Die größte Ansammlung von Gebäuden im sogenannten „Internationalen Stil“ finden Interessierte heute in Tel Aviv. Seit die Innenstadt mit etwa 4.000 Häusern der Moderne im Jahr 2003 zum Weltkulturerbe ernannt wurde, heißt sie „Weiße Stadt“. Circa 2.000 der vornehmlich zwischen 1930 und 1940 konstruierten Bauwerke stehen unter Denkmalschutz, viele sind stark renovierungsbedürftig.
Ab der Machtergreifung der Nazis 1933 kamen viele junge Architekten aus Europa nach Tel Aviv. In dieser Zeit verdreifachte sich die Einwohnerzahl der Stadt – günstiger Wohnraum musste in kurzer Zeit geschaffen werden. Die Bauhaus-Leitidee „form follows function“ wurde von den durch die Bauhaus-Meister beeinflussten jungen Baumeistern konsequent umgesetzt. Eine zukunftsweisende Gesellschaft Gleichberechtigter sollte entstehen – die Häuser dafür sind noch heute zu bestaunen, wenngleich viele stark verändert oder baufällig sind. Hitze, salzige Meeresluft und Abgase fressen an den Fassaden im Bauhaus-Stil, die durch Flachdächer, auskragende Balkone, klare Fensterlinien und gestaffelte Bauweise geprägt sind. Die Ideen der Bauhaus-Meister wurden von den Avantgarde-Architekten der Zeit, darunter Arieh Sharon, Dov Karmi oder Zeev Rechter, nach Palästina gebracht und dort umgesetzt.

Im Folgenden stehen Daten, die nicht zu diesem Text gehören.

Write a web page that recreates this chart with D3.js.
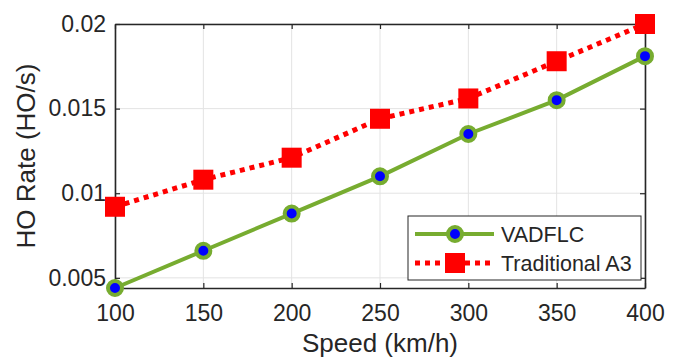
<!DOCTYPE html>
<html>
<head>
<meta charset="utf-8">
<script src="https://cdn.jsdelivr.net/npm/d3@7"></script>
<style>
  body { margin: 0; background: #fff; }
  svg { font-family: "Liberation Sans", Arial, sans-serif; }
</style>
</head>
<body>
<div id="chart"></div>
<script>
// chart data
const speeds = [100, 150, 200, 250, 300, 350, 400];
const vadflc = [0.0044, 0.0066, 0.0088, 0.0110, 0.0135, 0.0155, 0.0181];
const tradA3 = [0.0092, 0.0108, 0.0121, 0.0144, 0.0156, 0.0178, 0.0200];
const seriesNames = ['VADFLC', 'Traditional A3'];
const xTicks = [100, 150, 200, 250, 300, 350, 400];
const yTicks = [0.005, 0.01, 0.015, 0.02];

const width = 682, height = 358;
const margin = { left: 115, right: 37, top: 24, bottom: 70 };
const innerW = width - margin.left - margin.right;
const innerH = height - margin.top - margin.bottom;

const svg = d3.select('#chart').append('svg')
    .attr('width', width)
    .attr('height', height);

const g = svg.append('g')
    .attr('transform', 'translate(' + margin.left + ',' + margin.top + ')');

const scaleX = d3.scaleLinear().domain([100, 400]).range([0, innerW]);
const scaleY = d3.scaleLinear().domain([0.0044, 0.02]).range([innerH, 0]);

// grid
g.append('g').selectAll('line')
    .data(xTicks)
    .enter().append('line')
    .attr('x1', (d) => scaleX(d)).attr('x2', (d) => scaleX(d))
    .attr('y1', 0).attr('y2', innerH)
    .attr('stroke', '#e3e3e3').attr('stroke-width', 1);
g.append('g').selectAll('line')
    .data(yTicks)
    .enter().append('line')
    .attr('x1', 0).attr('x2', innerW)
    .attr('y1', (d) => scaleY(d)).attr('y2', (d) => scaleY(d))
    .attr('stroke', '#e3e3e3').attr('stroke-width', 1);

// axes (ticks pointing inwards, matlab style)
const xAxis = g.append('g')
    .attr('transform', 'translate(0,' + innerH + ')')
    .call(d3.axisBottom(scaleX).tickValues(xTicks).tickSizeInner(-5).tickSizeOuter(0).tickPadding(17));
const yAxis = g.append('g')
    .call(d3.axisLeft(scaleY).tickValues(yTicks).tickFormat((d) => String(+d.toFixed(3))).tickSizeInner(-5).tickSizeOuter(0).tickPadding(9));
const xAxisTop = g.append('g')
    .call(d3.axisTop(scaleX).tickValues(xTicks).tickSizeInner(-5).tickSizeOuter(0).tickFormat(''));
const yAxisRight = g.append('g')
    .attr('transform', 'translate(' + innerW + ',0)')
    .call(d3.axisRight(scaleY).tickValues(yTicks).tickSizeInner(-5).tickSizeOuter(0).tickFormat(''));

[xAxis, yAxis, xAxisTop, yAxisRight].forEach((a) => {
  a.select('.domain').attr('stroke', '#262626').attr('stroke-width', 1.6);
  a.selectAll('.tick line').attr('stroke', '#262626').attr('stroke-width', 1.2);
  a.selectAll('.tick text').attr('fill', '#262626').style('font-size', '23px')
      .style('font-family', '"Liberation Sans", Arial, sans-serif');
});

// axis labels
svg.append('text')
    .attr('x', margin.left + innerW / 2)
    .attr('y', 352)
    .attr('text-anchor', 'middle')
    .attr('fill', '#262626')
    .style('font-size', '26px')
    .text('Speed (km/h)');
svg.append('text')
    .attr('transform', 'translate(35,' + (margin.top + innerH / 2) + ') rotate(-90)')
    .attr('text-anchor', 'middle')
    .attr('fill', '#262626')
    .style('font-size', '26px')
    .text('HO Rate (HO/s)');

const line = d3.line()
    .x((d) => scaleX(d[0]))
    .y((d) => scaleY(d[1]));

const tradPts = speeds.map((s, i) => [s, tradA3[i]]);
const vadPts = speeds.map((s, i) => [s, vadflc[i]]);

// Traditional A3
g.append('path')
    .datum(tradPts)
    .attr('fill', 'none')
    .attr('stroke', '#ff0000')
    .attr('stroke-width', 5)
    .attr('stroke-dasharray', '5,5')
    .attr('d', line);
g.selectAll('.sq')
    .data(tradPts)
    .enter().append('rect')
    .attr('x', (d) => scaleX(d[0]) - 10)
    .attr('y', (d) => scaleY(d[1]) - 10)
    .attr('width', 20).attr('height', 20)
    .attr('fill', '#ff0000');

// VADFLC
g.append('path')
    .datum(vadPts)
    .attr('fill', 'none')
    .attr('stroke', '#77ac30')
    .attr('stroke-width', 4)
    .attr('d', line);
g.selectAll('.dot')
    .data(vadPts)
    .enter().append('circle')
    .attr('cx', (d) => scaleX(d[0]))
    .attr('cy', (d) => scaleY(d[1]))
    .attr('r', 7)
    .attr('fill', '#0000ff')
    .attr('stroke', '#77ac30')
    .attr('stroke-width', 4);

// Legend
const legend = svg.append('g');
legend.append('rect')
    .attr('x', 408).attr('y', 216)
    .attr('width', 233).attr('height', 64)
    .attr('fill', '#fff')
    .attr('stroke', '#262626').attr('stroke-width', 1);
const legRows = [234, 263];
legend.append('line')
    .attr('x1', 415).attr('x2', 494).attr('y1', legRows[0]).attr('y2', legRows[0])
    .attr('stroke', '#77ac30').attr('stroke-width', 4);
legend.append('circle')
    .attr('cx', 455).attr('cy', legRows[0]).attr('r', 7)
    .attr('fill', '#0000ff').attr('stroke', '#77ac30').attr('stroke-width', 4);
legend.append('line')
    .attr('x1', 415).attr('x2', 494).attr('y1', legRows[1]).attr('y2', legRows[1])
    .attr('stroke', '#ff0000').attr('stroke-width', 5).attr('stroke-dasharray', '5,5');
legend.append('rect')
    .attr('x', 445).attr('y', legRows[1] - 10).attr('width', 20).attr('height', 20)
    .attr('fill', '#ff0000');
legend.selectAll('.legtxt')
    .data(seriesNames)
    .enter().append('text')
    .attr('x', 501)
    .attr('y', (d, i) => legRows[i] + 8)
    .attr('fill', '#262626')
    .style('font-size', '21.5px')
    .text((d) => d);
</script>
</body>
</html>
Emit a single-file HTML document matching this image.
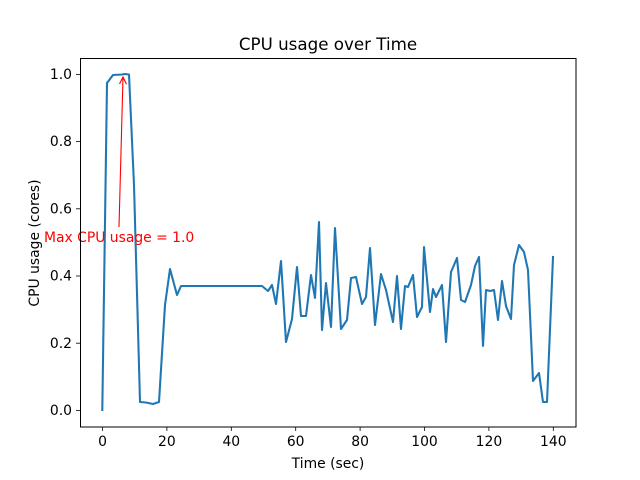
<!DOCTYPE html>
<html><head><meta charset="utf-8"><style>body{margin:0;background:#fff}svg{display:block}text{font-family:"DejaVu Sans","Liberation Sans",sans-serif}</style></head><body>
<svg width="640" height="480" viewBox="0 0 640 480" xmlns="http://www.w3.org/2000/svg">
<rect width="640" height="480" fill="#fff"/>
<text x="328" y="50" font-size="16.7" text-anchor="middle">CPU usage over Time</text>
<polyline fill="none" stroke="#1f77b4" stroke-width="2.08" stroke-linejoin="round" stroke-linecap="square" points="102.3,410 107,83 113,75 122,74.5 125,74 129,74.5 134,185 140,402 146,402.5 153,404 159,402 165,305 170,269 177,295 181,286 262,286 268,291 272,285 276,304 281,261 286,342 292,319 297,267 301,316 306,316 311,275 315,298 319,222 322,330 326,283 331,327 335,228 341,329 347,320 351,278 356,277 362,304 366,297 370,248 375,325 381,274 386,290 393,322 397,276 401,329 405,286 408,287 413,275 417,317 422,307 424,247 430,312 433,289 436,297 442,285 446,342 451,272 457,258 461,300 465,302 471,285 475,266 479,257 483,346 486,290 490,291 494,290 498,320 502,281 506,306 511,319 514,265 519,245 524,252 528,270 533,381 539,373 543,402 547,402 553,257"/>
<line x1="119" y1="227" x2="123" y2="77" stroke="red" stroke-width="1.1"/>
<polyline points="119.5,84 123,77 126.5,84.2" fill="none" stroke="red" stroke-width="1.1"/>
<text x="44" y="242" font-size="13.9" fill="red">Max CPU usage = 1.0</text>
<rect x="80.5" y="58.5" width="495.5" height="368.5" fill="none" stroke="#000" stroke-width="1"/>
<g stroke="#000" stroke-width="0.8">
<line x1="102.5" y1="427" x2="102.5" y2="431"/><line x1="166.9" y1="427" x2="166.9" y2="431"/><line x1="231.3" y1="427" x2="231.3" y2="431"/><line x1="295.7" y1="427" x2="295.7" y2="431"/><line x1="360.1" y1="427" x2="360.1" y2="431"/><line x1="424.5" y1="427" x2="424.5" y2="431"/><line x1="488.9" y1="427" x2="488.9" y2="431"/><line x1="553.3" y1="427" x2="553.3" y2="431"/>
<line x1="76" y1="410.4" x2="80" y2="410.4"/><line x1="76" y1="343.2" x2="80" y2="343.2"/><line x1="76" y1="276" x2="80" y2="276"/><line x1="76" y1="208.8" x2="80" y2="208.8"/><line x1="76" y1="141.6" x2="80" y2="141.6"/><line x1="76" y1="74.4" x2="80" y2="74.4"/>
</g>
<g font-size="13.9" text-anchor="middle">
<text x="102.5" y="446">0</text><text x="166.9" y="446">20</text><text x="231.3" y="446">40</text><text x="295.7" y="446">60</text><text x="360.1" y="446">80</text><text x="424.5" y="446">100</text><text x="488.9" y="446">120</text><text x="553.3" y="446">140</text>
</g>
<g font-size="13.9" text-anchor="end">
<text x="72" y="415">0.0</text><text x="72" y="347.8">0.2</text><text x="72" y="280.6">0.4</text><text x="72" y="213.4">0.6</text><text x="72" y="146.2">0.8</text><text x="72" y="79">1.0</text>
</g>
<text x="328" y="468" font-size="13.9" text-anchor="middle">Time (sec)</text>
<text transform="translate(39,243) rotate(-90)" font-size="13.9" text-anchor="middle">CPU usage (cores)</text>
</svg>
</body></html>
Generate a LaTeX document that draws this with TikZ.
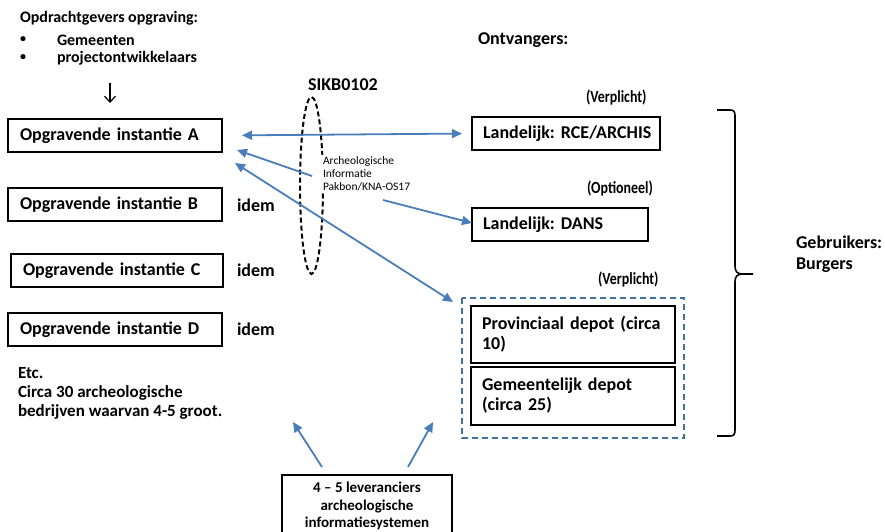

Denkmalschutz der besonderen Art
Viele der auf Säulen gebauten Häuser im Stadtkern Tel Avivs haben sich im Laufe der Zeit stark verändert, Plastikjalousien und Klimaanlagen wurden angebracht, das Geld für eine fachgerechte Sanierung ist oftmals nicht vorhanden. Ein Anreiz für die Besitzer: Sie dürfen bei Sanierung ihr Bauhaus-Gebäude um zwei neue Etagen aufstocken. Eine ungewöhnliche Idee, die mit der UNESCO abgestimmt wurde. Auch der deutsche Staat beteiligt sich an der Instandhaltung der „Weißen Stadt“. Apropos: Die Säulen, die der Stadt auch in engen Straßen stets eine angenehme Brise bescheren, gehen auf eine Idee des Bauhaus-Meisters Le Corbusier zurück.